--- start of Supplied material ---

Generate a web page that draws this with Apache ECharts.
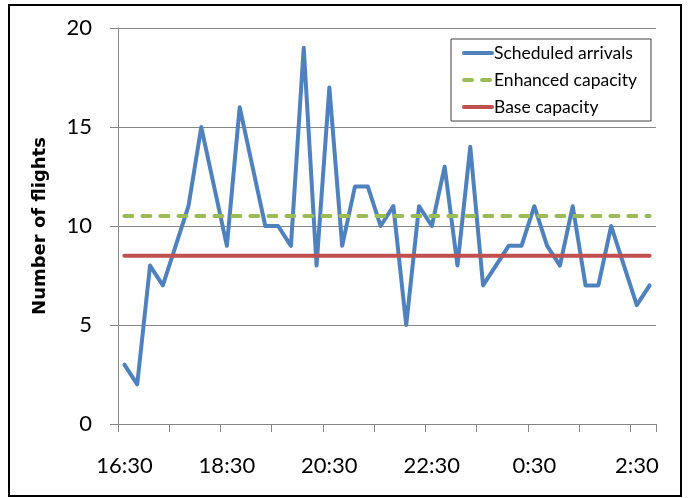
<!DOCTYPE html>
<html>
<head>
<meta charset="utf-8">
<script src="https://cdn.jsdelivr.net/npm/echarts@6/dist/echarts.min.js"></script>
<style>
    html, body { margin: 0; padding: 0; background: #fff; }
    #chart { width: 690px; height: 498px; }
</style>
</head>
<body>
<div id="chart"></div>
<script>
    // quarter-hour slots, 16:30 to 2:45
    var times = [
        '16:30', '16:45', '17:00', '17:15', '17:30', '17:45', '18:00', '18:15',
        '18:30', '18:45', '19:00', '19:15', '19:30', '19:45', '20:00', '20:15',
        '20:30', '20:45', '21:00', '21:15', '21:30', '21:45', '22:00', '22:15',
        '22:30', '22:45', '23:00', '23:15', '23:30', '23:45', '0:00', '0:15',
        '0:30', '0:45', '1:00', '1:15', '1:30', '1:45', '2:00', '2:15',
        '2:30', '2:45'
    ];
    var arrivals = [
        3, 2, 8, 7, 9, 11, 15, 12,
        9, 16, 13, 10, 10, 9, 19, 8,
        17, 9, 12, 12, 10, 11, 5, 11,
        10, 13, 8, 14, 7, 8, 9, 9,
        11, 9, 8, 11, 7, 7, 10, 8,
        6, 7
    ];
    var enhancedCapacity = 10.5;
    var baseCapacity = 8.5;
    var yTicks = [0, 5, 10, 15, 20];

    var font = 'Lato, "Liberation Sans", sans-serif';
    var gray = '#868686';

    var chart = echarts.init(document.getElementById('chart'), null, {renderer: 'canvas'});
    var option = {
        backgroundColor: '#fff',
        animation: false,
        grid: {
            left: 118,
            right: 34,
            top: 28,
            bottom: 74
        },
        legend: {
            orient: 'vertical',
            left: 451,
            top: 39,
            padding: [4, 14, 4, 11],
            borderColor: '#404040',
            borderWidth: 1,
            itemWidth: 28,
            itemHeight: 14,
            itemGap: 7,
            itemStyle: {opacity: 0},
            lineStyle: {width: 4},
            textStyle: {
                fontFamily: font,
                fontSize: 17.5,
                color: '#000',
                lineHeight: 20,
                padding: [0, 0, 0, -3]
            },
            data: ['Scheduled arrivals', 'Enhanced capacity', 'Base capacity']
        },
        xAxis: {
            type: 'category',
            data: times,
            boundaryGap: true,
            axisLine: {lineStyle: {color: gray, width: 1}},
            axisTick: {
                show: true,
                interval: 3,
                length: 8,
                lineStyle: {color: gray}
            },
            axisLabel: {
                interval: 7,
                margin: 31,
                fontFamily: font,
                fontSize: 22,
                color: '#000'
            },
            splitLine: {show: false}
        },
        yAxis: {
            type: 'value',
            min: yTicks[0],
            max: yTicks[yTicks.length - 1],
            interval: 5,
            name: 'Number of flights',
            nameLocation: 'middle',
            nameGap: 69,
            nameTextStyle: {
                fontFamily: '"DejaVu Sans", sans-serif',
                fontSize: 18,
                fontWeight: 'bold',
                color: '#000'
            },
            axisLine: {show: true, lineStyle: {color: gray, width: 1}},
            axisTick: {show: true, length: 8, lineStyle: {color: gray}},
            axisLabel: {
                margin: 26,
                fontFamily: font,
                fontSize: 22,
                color: '#000'
            },
            splitLine: {lineStyle: {color: gray, width: 1}}
        },
        series: [
            {
                name: 'Scheduled arrivals',
                type: 'line',
                data: arrivals,
                symbol: 'none',
                color: '#4F81BD',
                lineStyle: {width: 4, color: '#4F81BD', join: 'round', cap: 'round'}
            },
            {
                name: 'Enhanced capacity',
                type: 'line',
                data: [[times[0], enhancedCapacity], [times[times.length - 1], enhancedCapacity]],
                symbol: 'none',
                color: '#9BBB59',
                lineStyle: {width: 4, color: '#9BBB59', type: [8, 10], cap: 'round'}
            },
            {
                name: 'Base capacity',
                type: 'line',
                data: [[times[0], baseCapacity], [times[times.length - 1], baseCapacity]],
                symbol: 'none',
                color: '#C0504D',
                lineStyle: {width: 4, color: '#C0504D', cap: 'round'}
            }
        ],
        graphic: [
            {
                type: 'rect',
                shape: {x: 9, y: 5, width: 672, height: 491},
                style: {fill: 'none', stroke: '#000', lineWidth: 2},
                silent: true
            }
        ]
    };
    chart.setOption(option);
</script>
</body>
</html>
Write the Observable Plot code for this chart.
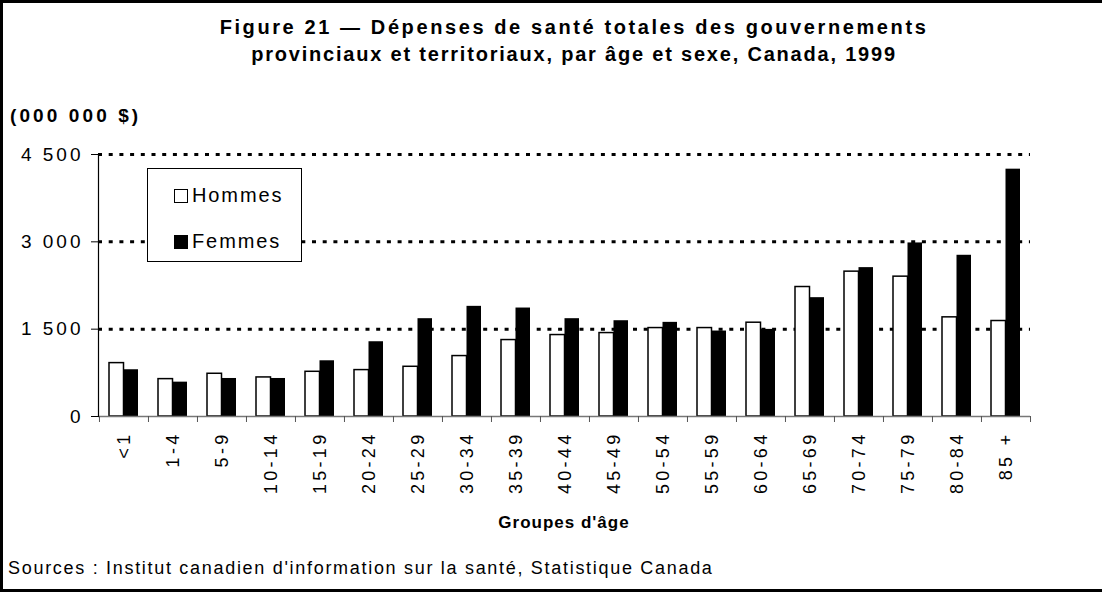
<!DOCTYPE html>
<html>
<head>
<meta charset="utf-8">
<script src="https://cdn.jsdelivr.net/npm/d3@7"></script>
<script src="https://cdn.jsdelivr.net/npm/@observablehq/plot@0.6"></script>
<style>
  html, body { margin: 0; padding: 0; background: white; }
  #wrap { position: relative; width: 1102px; height: 592px; box-sizing: border-box;
    border-left: 3px solid black; border-top: 3px solid black; border-bottom: 3px solid black;
    font-family: "Liberation Sans", Arial, sans-serif; overflow: hidden; }
  #chart { position: absolute; left: -3px; top: -3px; }
  .title { position: absolute; left: 0; width: 1142px; top: 11px; text-align: center;
    font-weight: bold; font-size: 20px; line-height: 27px; letter-spacing: 1.8px; }
  .title .l1 { letter-spacing: 2.6px; }
  .unit { position: absolute; left: 7px; top: 102px; font-weight: bold; font-size: 19px; letter-spacing: 3.1px; }
  .xlabel { position: absolute; left: 461px; width: 200px; text-align: center; top: 510px; font-weight: bold; font-size: 17px; letter-spacing: 1px; }
  .source { position: absolute; left: 5px; top: 555px; font-size: 18px; letter-spacing: 1.7px; }
  .legend { position: absolute; left: 144px; top: 165px; width: 155px; height: 94px; box-sizing: border-box;
    border: 1.5px solid black; background: white; font-size: 20px; letter-spacing: 1.9px; }
  .legend .item { position: absolute; left: 26px; height: 22px; line-height: 22px; }
  .legend .sw { display: inline-block; width: 14px; height: 14px; box-sizing: border-box; border: 1.5px solid black; vertical-align: -1px; margin-right: 4px; }
  .chart g[aria-label="x-axis tick label"] text { letter-spacing: 3.3px; font-size: 18px; }
  .chart g[aria-label="y-axis tick label"] text { letter-spacing: 3px; font-size: 19px; }
</style>
</head>
<body>
<div id="wrap">
  <div id="chart"></div>
  <div class="title"><span class="l1">Figure 21 — Dépenses de santé totales des gouvernements</span><br>provinciaux et territoriaux, par âge et sexe, Canada, 1999</div>
  <div class="unit">(000 000 $)</div>
  <div class="legend">
    <div class="item" style="top:15px"><span class="sw" style="background:white"></span>Hommes</div>
    <div class="item" style="top:61px"><span class="sw" style="background:black"></span>Femmes</div>
  </div>
  <div class="xlabel">Groupes d'âge</div>
  <div class="source">Sources : Institut canadien d'information sur la santé, Statistique Canada</div>
</div>
<script>
const ages = ["<1","1-4","5-9","10-14","15-19","20-24","25-29","30-34","35-39","40-44","45-49","50-54","55-59","60-64","65-69","70-74","75-79","80-84","85 +"];
const hommes = [917,642,734,671,768,797,854,1038,1313,1399,1433,1519,1519,1611,2224,2488,2402,1703,1640];
const femmes = [803,590,653,653,957,1284,1680,1892,1863,1680,1645,1617,1468,1496,2041,2557,2981,2769,4248];
const yTicks = [0,1500,3000,4500];
const gridTicks = [1500,3000,4500];

const data = ages.map((a,i) => ({age:a, h:hommes[i], f:femmes[i]}));
const fmt = d3.formatLocale({thousands:"\u00a0", grouping:[3], decimal:","}).format(",");

const W = 1102, H = 592, mL = 98, mR = 72, mT = 154, mB = 176;
const bw = (W - mL - mR) / ages.length;

const chart = Plot.plot({
  width: W, height: H,
  marginTop: mT, marginRight: mR, marginBottom: mB, marginLeft: mL,
  className: "chart",
  style: {fontFamily: "Liberation Sans, Arial, sans-serif", background: "transparent", color: "black"},
  x: {domain: ages, padding: 0, label: null},
  y: {domain: [0, 4500], label: null},
  marks: [
    Plot.ruleY(gridTicks, {stroke: "black", strokeWidth: 3, strokeDasharray: "4,6.7"}),
    Plot.barY(data, {x: "age", y: "h", fill: "white", stroke: "black", strokeWidth: 1.5, insetLeft: 10, insetRight: 24.5}),
    Plot.barY(data, {x: "age", y: "f", fill: "black", insetLeft: 24.5, insetRight: 10}),
    Plot.ruleY([0], {stroke: "#777", strokeWidth: 1.5}),
    Plot.frame({anchor: "left", stroke: "black", strokeWidth: 1.2}),
    Plot.axisY({ticks: yTicks, tickFormat: fmt, tickSize: 7, tickPadding: 8, fontSize: 19, label: null}),
    Plot.axisX({tickSize: 0, tickPadding: 15, tickRotate: -90, fontSize: 18, label: null}),
    Plot.axisX({tickSize: 6, tickFormat: () => "", dx: -bw/2, stroke: "#555", label: null}),
    Plot.axisX({ticks: [ages[ages.length-1]], tickSize: 6, tickFormat: () => "", dx: bw/2, stroke: "#555", label: null})
  ]
});
document.getElementById("chart").appendChild(chart);
</script>
</body>
</html>
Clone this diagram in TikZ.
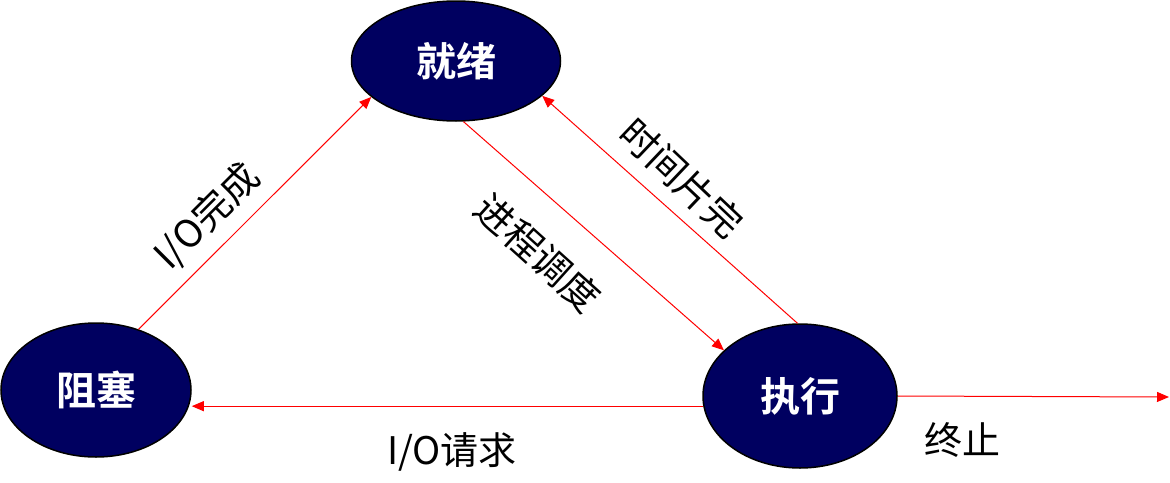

--- end of Supplied material ---

Your answer should be a single number: the count of lines in the entries that contain the word "this".

Full response: 3